Le lecteur face aux prix entre confiance et libre arbitre
Et nous, lecteurs, comment percevons-nous et utilisons-nous ces récompenses ? Pour beaucoup, un prix littéraire fonctionne comme un gage de qualité, une sorte de caution intellectuelle ou critique. Face à la surabondance de l’offre, il simplifie le choix, il rassure. L’effet d’entraînement joue aussi à plein : voir un livre primé soudainement partout, en discuter avec des amis ou des collègues qui l’ont acheté suite à sa récompense, crée une forme de curiosité, une envie de participer à la conversation culturelle du moment. Cependant, il existe aussi une part de méfiance ou de lassitude chez certains lecteurs, qui peuvent y voir avant tout des opérations marketing ou craindre une forme d’uniformisation des goûts. L’influence n’est donc pas une science exacte ; elle dépend du rapport que chaque lecteur entretient avec la prescription culturelle et les phénomènes médiatiques.
En définitive, les prix littéraires exercent une influence complexe et multiforme sur nos habitudes de lecture.
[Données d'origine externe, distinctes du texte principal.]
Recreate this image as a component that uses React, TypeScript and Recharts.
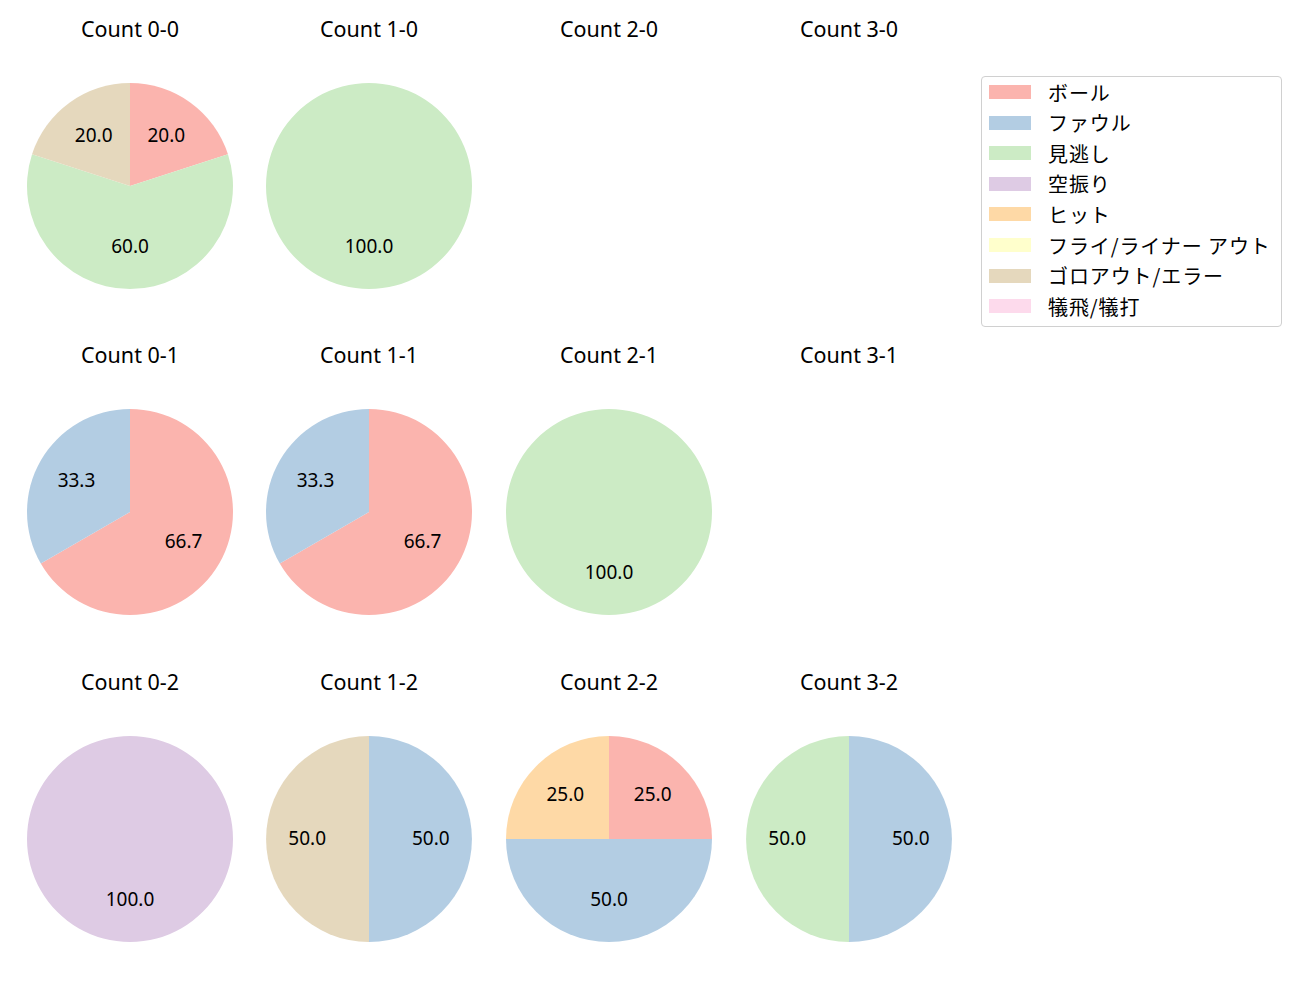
import React from 'react'
import { PieChart, Pie, Cell } from 'recharts'

// 打席結果カテゴリ
const categories = ['ボール', 'ファウル', '見逃し', '空振り', 'ヒット', 'フライ/ライナー アウト', 'ゴロアウト/エラー', '犠飛/犠打']
const colors = ['#fbb4ae', '#b3cde3', '#ccebc5', '#decbe4', '#fed9a6', '#ffffcc', '#e5d8bd', '#fddaec']

// カウントごとの件数 (categories の順)
const countLabels = ['0-0', '1-0', '2-0', '3-0', '0-1', '1-1', '2-1', '3-1', '0-2', '1-2', '2-2', '3-2']
const count00 = [1, 0, 3, 0, 0, 0, 1, 0]
const count10 = [0, 0, 1, 0, 0, 0, 0, 0]
const count20 = [0, 0, 0, 0, 0, 0, 0, 0]
const count30 = [0, 0, 0, 0, 0, 0, 0, 0]
const count01 = [2, 1, 0, 0, 0, 0, 0, 0]
const count11 = [2, 1, 0, 0, 0, 0, 0, 0]
const count21 = [0, 0, 1, 0, 0, 0, 0, 0]
const count31 = [0, 0, 0, 0, 0, 0, 0, 0]
const count02 = [0, 0, 0, 1, 0, 0, 0, 0]
const count12 = [0, 1, 0, 0, 0, 0, 1, 0]
const count22 = [1, 2, 0, 0, 1, 0, 0, 0]
const count32 = [0, 1, 1, 0, 0, 0, 0, 0]
const countValues = [count00, count10, count20, count30, count01, count11, count21, count31, count02, count12, count22, count32]

const FONT = '"Noto Sans", "Noto Sans CJK JP", sans-serif'
const JP_FONT = '"Noto Sans CJK JP", "Noto Sans", sans-serif'
const colX = [130, 369, 609, 849]
const rowY = [186, 512, 839]
const RADIUS = 103
const RAD = Math.PI / 180

const renderLabel = (props: any) => {
  const { cx, cy, midAngle, outerRadius, percent } = props
  const r = outerRadius * 0.6
  const x = cx + r * Math.cos(midAngle * RAD)
  const y = cy - r * Math.sin(midAngle * RAD) - 1.5
  return (
    <text x={x} y={y} textAnchor="middle" dominantBaseline="central" fill="#000" fontSize={19} fontFamily={FONT}>
      {(percent * 100).toFixed(1)}
    </text>
  )
}

export default function App() {
  return (
    <div style={{ position: 'absolute', left: 0, top: 0, width: 1300, height: 1000, background: '#fff', fontFamily: FONT }}>
      <PieChart width={1300} height={1000} margin={{ top: 0, right: 0, bottom: 0, left: 0 }}>
        {countValues.map((vals, i) => {
          const data = vals
            .map((v, k) => ({ name: categories[k], value: v, color: colors[k] }))
            .filter(d => d.value > 0)
          if (data.length === 0) return null
          return (
            <Pie
              key={countLabels[i]}
              data={data}
              dataKey="value"
              nameKey="name"
              cx={colX[i % 4]}
              cy={rowY[Math.floor(i / 4)]}
              outerRadius={RADIUS}
              startAngle={90}
              endAngle={-270}
              stroke="none"
              label={renderLabel}
              labelLine={false}
              isAnimationActive={false}
            >
              {data.map(d => (
                <Cell key={d.name} fill={d.color} />
              ))}
            </Pie>
          )
        })}
      </PieChart>

      {/* タイトル */}
      {countLabels.map((c, i) => (
        <div
          key={c}
          style={{
            position: 'absolute',
            left: colX[i % 4] - 100,
            width: 200,
            top: rowY[Math.floor(i / 4)] - 157 - 13,
            textAlign: 'center',
            fontSize: 21.5,
            lineHeight: '26px',
            color: '#000'
          }}
        >
          Count {c}
        </div>
      ))}

      {/* 凡例 */}
      <div
        style={{
          position: 'absolute',
          left: 981,
          top: 76,
          width: 301,
          height: 251,
          border: '1px solid #d0d0d0',
          borderRadius: 4,
          boxSizing: 'border-box',
          fontFamily: JP_FONT
        }}
      >
        {categories.map((c, k) => (
          <div
            key={c}
            style={{
              position: 'absolute',
              left: 7,
              top: 15 + k * 30.6 - 13,
              height: 26,
              display: 'flex',
              alignItems: 'center',
              whiteSpace: 'nowrap'
            }}
          >
            <div style={{ width: 42, height: 14, background: colors[k] }} />
            <span style={{ marginLeft: 17, fontSize: 20, letterSpacing: 0.9, color: '#000' }}>{c}</span>
          </div>
        ))}
      </div>
    </div>
  )
}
Ils sont indéniablement des acteurs majeurs du marché du livre, capables de propulser des œuvres et des auteurs sur le devant de la scène, orientant ainsi massivement les lectures à court terme. Mais leur rôle ne s’arrête pas là. Ils peuvent aussi être des guides précieux pour explorer de nouveaux territoires littéraires, découvrir des voix indépendantes ou s’engager dans des réflexions sociétales par le biais de la fiction. Pour nous, ‘BooKonautes’, ils représentent une carte parmi d’autres pour naviguer dans l’immense océan des livres. L’essentiel est peut-être de les considérer non pas comme des injonctions, mais comme des invitations : des portes d’entrée vers des lectures potentielles. À nous ensuite de choisir si nous souhaitons les franchir, tout en gardant notre boussole personnelle – celle de notre curiosité et de notre plaisir de lire – fermement en main.